La inigualada capacidad de vaticinio señala otra de las facetas de la personalidad lúcida del Padre Meinvielle, que dibujó como ninguna otra de este tiempo el drama de la sociedad de consumo.
Pero no queremos terminar sin señalar uno de los perfiles que mejor explican su ejemplaridad sacerdotal. El Padre Meinvielle dedicó gran parte de su vida al pueblo humilde. El barrio de Versailles supo de su acendrada vocación social. En la construcción de la parroquia y de su querido Ateneo Popular gastó las energías de su juventud, privándose hasta de lo más elemental para volcar hasta el último recurso en esa obra monumental que hoy enorgullece a la popular barriada.

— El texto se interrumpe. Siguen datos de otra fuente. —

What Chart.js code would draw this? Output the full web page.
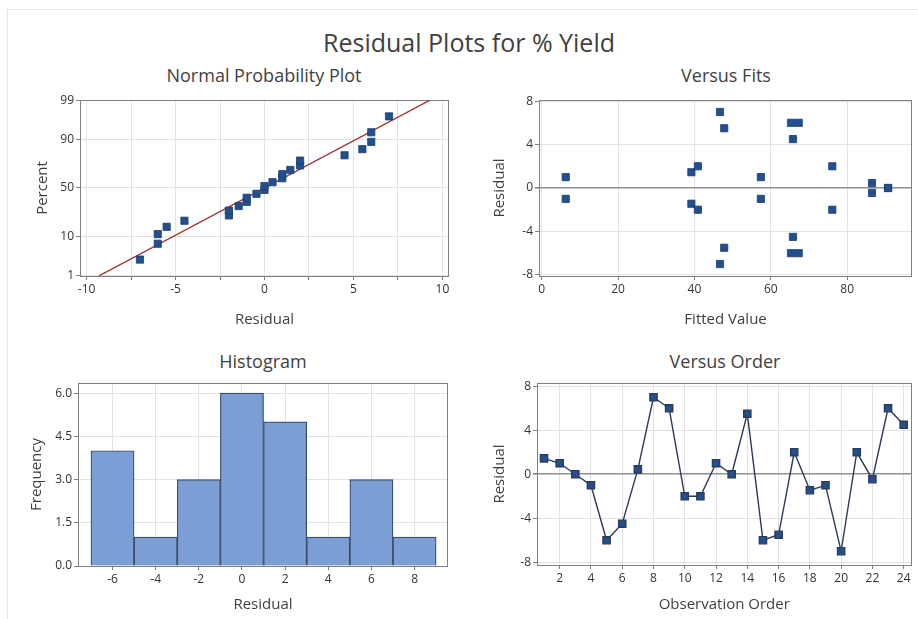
<!DOCTYPE html>
<html>
<head>
<meta charset="utf-8">
<script src="https://cdn.jsdelivr.net/npm/chart.js@4.4.1/dist/chart.umd.min.js"></script>
<style>
  body { margin: 0; background: #fff; width: 918px; height: 619px; overflow: hidden; position: relative; font-family: "Open Sans", sans-serif; }
  #edge { position: absolute; left: 7px; top: 9px; width: 930px; height: 630px; border-left: 1px solid #e6e6e6; border-top: 1px solid #e6e6e6; }
  .txt { position: absolute; white-space: nowrap; line-height: 1; color: #3f3f3f; transform: translateX(-50%); }
  #main { font-size: 25px; left: 469px; top: 30px; }
  .sub { font-size: 18px; }
  canvas { position: absolute; }
</style>
</head>
<body>
<div id="edge"></div>
<div class="txt" id="main">Residual Plots for % Yield</div>
<div class="txt sub" style="left:264px;top:66px">Normal Probability Plot</div>
<div class="txt sub" style="left:726px;top:66px">Versus Fits</div>
<div class="txt sub" style="left:263px;top:352px">Histogram</div>
<div class="txt sub" style="left:725px;top:352px">Versus Order</div>

<canvas id="npp" width="440" height="250" style="left:20px;top:85px"></canvas>
<canvas id="fits" width="448" height="250" style="left:470px;top:85px"></canvas>
<canvas id="hist" width="440" height="249" style="left:20px;top:370px"></canvas>
<canvas id="order" width="448" height="249" style="left:470px;top:370px"></canvas>

<script>
// normal probability plot
const npResid = [-7, -6, -6, -5.5, -4.5, -2, -2, -1.45, -1, -1, -0.45, 0, 0, 0.45, 1, 1, 1.45, 2, 2, 4.5, 5.5, 6, 6, 7];
const npPct = [2.9, 7.0, 11.1, 15.2, 19.3, 23.4, 27.5, 31.6, 35.7, 39.8, 43.9, 48.0, 52.0, 56.1, 60.2, 64.3, 68.4, 72.5, 76.6, 80.7, 84.8, 88.9, 93.0, 97.1];
const npLineResid = [-9.3, 9.3];
const npLinePct = [1, 99];
const npPctTicks = [1, 10, 50, 90, 99];
const npResidTicks = [-10, -7.5, -5, -2.5, 0, 2.5, 5, 7.5, 10];

// versus fits
const fitsValue = [6.3, 6.3, 39.2, 39.2, 40.9, 40.9, 46.7, 46.7, 47.8, 47.8, 57.4, 57.4, 65.3, 65.3, 67.3, 67.3, 65.8, 65.8, 76.1, 76.1, 86.5, 86.5, 90.7, 90.7];
const fitsResid = [1, -1, 1.45, -1.45, 2, -2, 7, -7, 5.5, -5.5, 1, -1, 6, -6, 6, -6, 4.5, -4.5, 2, -2, 0.45, -0.45, 0, 0];
const fitsXTicks = [0, 20, 40, 60, 80];
const residTicks = [-8, -4, 0, 4, 8];

// histogram
const histMid = [-6, -4, -2, 0, 2, 4, 6, 8];
const histCount = [4, 1, 3, 6, 5, 1, 3, 1];
const histYTicks = [0, 1.5, 3, 4.5, 6];

// versus order
const obsOrder = [1, 2, 3, 4, 5, 6, 7, 8, 9, 10, 11, 12, 13, 14, 15, 16, 17, 18, 19, 20, 21, 22, 23, 24];
const orderResid = [1.45, 1.0, 0, -1.0, -6.0, -4.5, 0.45, 7.0, 6.0, -2.0, -2.0, 1.0, 0, 5.5, -6.0, -5.5, 2.0, -1.45, -1.0, -7.0, 2.0, -0.45, 6.0, 4.5];
const orderXTicks = [2, 4, 6, 8, 10, 12, 14, 16, 18, 20, 22, 24];

// inverse normal cdf (Acklam) for the probability axis
function probit(p) {
  const a = [-39.69683028665376, 220.9460984245205, -275.9285104469687, 138.3577518672690, -30.66479806614716, 2.506628277459239];
  const b = [-54.47609879822406, 161.5858368580409, -155.6989798598866, 66.80131188771972, -13.28068155288572];
  const c = [-0.007784894002430293, -0.3223964580411365, -2.400758277161838, -2.549732539343734, 4.374664141464968, 2.938163982698783];
  const d = [0.007784695709041462, 0.3224671290700398, 2.445134137142996, 3.754408661907416];
  const lo = 0.02425;
  let q, r;
  if (p < lo) {
    q = Math.sqrt(-2 * Math.log(p));
    return (((((c[0]*q+c[1])*q+c[2])*q+c[3])*q+c[4])*q+c[5]) / ((((d[0]*q+d[1])*q+d[2])*q+d[3])*q+1);
  }
  if (p > 1 - lo) {
    q = Math.sqrt(-2 * Math.log(1 - p));
    return -(((((c[0]*q+c[1])*q+c[2])*q+c[3])*q+c[4])*q+c[5]) / ((((d[0]*q+d[1])*q+d[2])*q+d[3])*q+1);
  }
  q = p - 0.5; r = q * q;
  return (((((a[0]*r+a[1])*r+a[2])*r+a[3])*r+a[4])*r+a[5])*q / (((((b[0]*r+b[1])*r+b[2])*r+b[3])*r+b[4])*r+1);
}

Chart.defaults.font.family = "'Open Sans', sans-serif";
Chart.defaults.color = '#333';

const BLUE = '#22508f';
const GRID = '#e2e2e2';

const framePlugin = {
  id: 'frame',
  beforeDatasetsDraw(chart) {
    const { ctx, chartArea: a } = chart;
    ctx.save();
    ctx.strokeStyle = '#808080';
    ctx.lineWidth = 1;
    ctx.strokeRect(Math.round(a.left) + 0.5, Math.round(a.top) + 0.5, Math.round(a.width) - 1, Math.round(a.height));
    ctx.restore();
  }
};

function zeroGrid(ctx) { return ctx.tick && ctx.tick.value === 0 ? '#8f8f8f' : GRID; }
function zeroWidth(ctx) { return ctx.tick && ctx.tick.value === 0 ? 1.6 : 1; }

function axis(o) {
  return {
    type: 'linear',
    min: o.min, max: o.max,
    offset: false,
    afterBuildTicks: s => { s.ticks = o.ticks.map(v => ({ value: v })); },
    afterFit: s => { if (o.w !== undefined) s.width = o.w; if (o.h !== undefined) s.height = o.h; },
    border: { display: false },
    grid: {
      offset: false,
      color: o.zero ? zeroGrid : GRID,
      lineWidth: o.zero ? zeroWidth : 1,
      tickColor: '#808080', tickLength: 4
    },
    ticks: { font: { size: 12 }, color: '#333', padding: 2, maxRotation: 0, autoSkip: false, callback: o.label || (v => String(v)) },
    title: { display: true, text: o.title, font: { size: 15 }, color: '#3f3f3f', padding: o.tpad }
  };
}

// canvas origin + wanted plot frame, all in page pixels
function panel(id, x0, y0, w, h, box, type, data, xo, yo) {
  xo.h = y0 + h - box.b;
  yo.w = box.l - x0;
  return new Chart(document.getElementById(id), {
    type, data,
    options: {
      responsive: false, animation: false, devicePixelRatio: 1,
      layout: { padding: { top: box.t - y0, right: x0 + w - box.r, left: 0, bottom: 0 } },
      plugins: { legend: { display: false }, tooltip: { enabled: false } },
      scales: { x: axis(xo), y: axis(yo) }
    },
    plugins: [framePlugin]
  });
}

const marker = { pointStyle: 'rect', pointRadius: 5.1, backgroundColor: BLUE, borderColor: '#1a3c6e', borderWidth: 0.8 };

panel('npp', 20, 85, 440, 250, { l: 80, t: 100, r: 449, b: 276 }, 'scatter', {
  datasets: [
    Object.assign({ data: npResid.map((r, i) => ({ x: r, y: probit(npPct[i] / 100) })) }, marker),
    { type: 'line', data: npLineResid.map((r, i) => ({ x: r, y: probit(npLinePct[i] / 100) })),
      borderColor: '#a03232', borderWidth: 1.3, pointRadius: 0, tension: 0 }
  ]
},
  { min: -10.37, max: 10.37, ticks: npResidTicks, title: 'Residual', tpad: { bottom: 6 },
    label: v => (v % 5 === 0 ? String(v) : '') },
  { min: probit(0.0099), max: probit(0.9901), ticks: npPctTicks.map(p => probit(p / 100)), title: 'Percent', tpad: { top: 14 },
    label: (v, i) => String(npPctTicks[i]) });

panel('fits', 470, 85, 448, 250, { l: 539, t: 100, r: 913, b: 276 }, 'scatter', {
  datasets: [Object.assign({ data: fitsValue.map((f, i) => ({ x: f, y: fitsResid[i] })) }, marker)]
},
  { min: -0.7, max: 97, ticks: fitsXTicks, title: 'Fitted Value', tpad: { bottom: 6 } },
  { min: -8.1, max: 8.1, ticks: residTicks, title: 'Residual', tpad: { top: 21 }, zero: true });

panel('hist', 20, 370, 440, 249, { l: 78, t: 383, r: 448, b: 566 }, 'bar', {
  datasets: [{
    data: histMid.map((m, i) => ({ x: m, y: histCount[i] })),
    backgroundColor: '#7b9fd4', borderColor: '#3b4a66', borderWidth: 1.2,
    barPercentage: 1, categoryPercentage: 1
  }]
},
  { min: -7.6, max: 9.55, ticks: histMid, title: 'Residual', tpad: { bottom: 5 } },
  { min: 0, max: 6.35, ticks: histYTicks, title: 'Frequency', tpad: { top: 8 }, label: v => v.toFixed(1) });

panel('order', 470, 370, 448, 249, { l: 537, t: 383, r: 913, b: 565 }, 'line', {
  datasets: [Object.assign({ data: obsOrder.map((o, i) => ({ x: o, y: orderResid[i] })),
    showLine: true, tension: 0 }, marker, { borderColor: '#2b3b58', borderWidth: 1.4 })]
},
  { min: 0.55, max: 24.5, ticks: orderXTicks, title: 'Observation Order', tpad: { bottom: 5 } },
  { min: -8.25, max: 8.3, ticks: residTicks, title: 'Residual', tpad: { top: 21 }, zero: true });
</script>
</body>
</html>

Fue, en síntesis, el Padre Meinvielle un sacerdote con vocación de servicio hacia su pueblo, un guía que quiso librarlo de los precipicios que jalonan la vida actual. Como los antiguos profetas.
JUAN G. PUIGBÓ
Su personalidad singular escapaba a todos los moldes, a todos los encasillamientos. Sería parcializar su figura gigantesca decir que era de esta o de aquella corriente política o ideológica. Con lo cual no quiero decir que no era nacionalista. Si, lo era, pero trascendía el marco estrictamente político o ideológico. El Padre Julio fue un sacerdote por encima de todas las cosas, un sacerdote íntegro, y por tanto un hombre universal, que sin perder su esencia religiosa, su inflexible defensa del dogma, era capaz de dialogar y de ser amigo de personas de las más distintas corrientes ideológica, hasta izquierdistas o liberales, algunos de los cuales lo frecuentaban, como sabemos sus amigos. Tampoco dejaba de tender la mano al pecador. Pues él, que conocía como pocas las debilidades humanas, tenía caridad cristiana con los hombres, sin dejar de ser implacable con todo cuanto fuera fuente de desviación o pecado. Y si atacaba esas fuentes lo hacía precisamente porque estaba convencido que llevaban a la destrucción de la sociedad. Ese amor por sus hermanos era tan profundo, casi obsesivo, que podía hacerlo incurrir en exageraciones.
Pero esas explosiones nunca lo hicieron caer en odios, aun con sus peores adversarios. Jamás sintió rencor por nadie.
Como consecuencia de esa faceta, no fue rígido, como se cree. Por el contrario, sabía rectificarse en sus juicios y apreciaciones, cosa que hacía frecuentemente. Y sabía reconocer sus errores, con toda humildad y altura, en una medida que no la he conocido en ningún otro mortal.
Las rectificaciones no eran sino reflejo de la realidad cambiante, pues el Padre Meinvielle, con aguda sensibilidad, sabía captar como pocos sus oscilaciones, las relaciones que los hechos tienen entre sí, y su inserción en el proceso histórico.
En este aspecto, en el conocimiento y comprensión de la dinámica histórica, de la interacción de las corrientes profundas que provocan los grandes movimientos de la historia, el Padre Meinvielle era un verdadero genio. Su capacidad de síntesis le permitía captar lo esencial de los hechos, sin las adherencias accesorias que suelen perturbar a las mentes comunes. Esa captación de lo esencial explica su formidable percepción del proceso histórico, de la unidad sustantiva de lo que él llamaba el misterio de la historia.
Eso también explica que fuera el profeta que anticipó en muchos años, en decenas de años, la realidad de nuestros días.
La inigualada capacidad de vaticinio señala otra de las facetas de la personalidad lúcida del Padre Meinvielle, que dibujó como ninguna otra de este tiempo el drama de la sociedad de consumo.
Pero no queremos terminar sin señalar uno de los perfiles que mejor explican su ejemplaridad sacerdotal. El Padre Meinvielle dedicó gran parte de su vida al pueblo humilde. El barrio de Versailles supo de su acendrada vocación social. En la construcción de la parroquia y de su querido Ateneo Popular gastó las energías de su juventud, privándose hasta de lo más elemental para volcar hasta el último recurso en esa obra monumental que hoy enorgullece a la popular barriada.
Fue, en síntesis, el Padre Meinvielle un sacerdote con vocación de servicio hacia su pueblo, un guía que quiso librarlo de los precipicios que jalonan la vida actual. Como los antiguos profetas.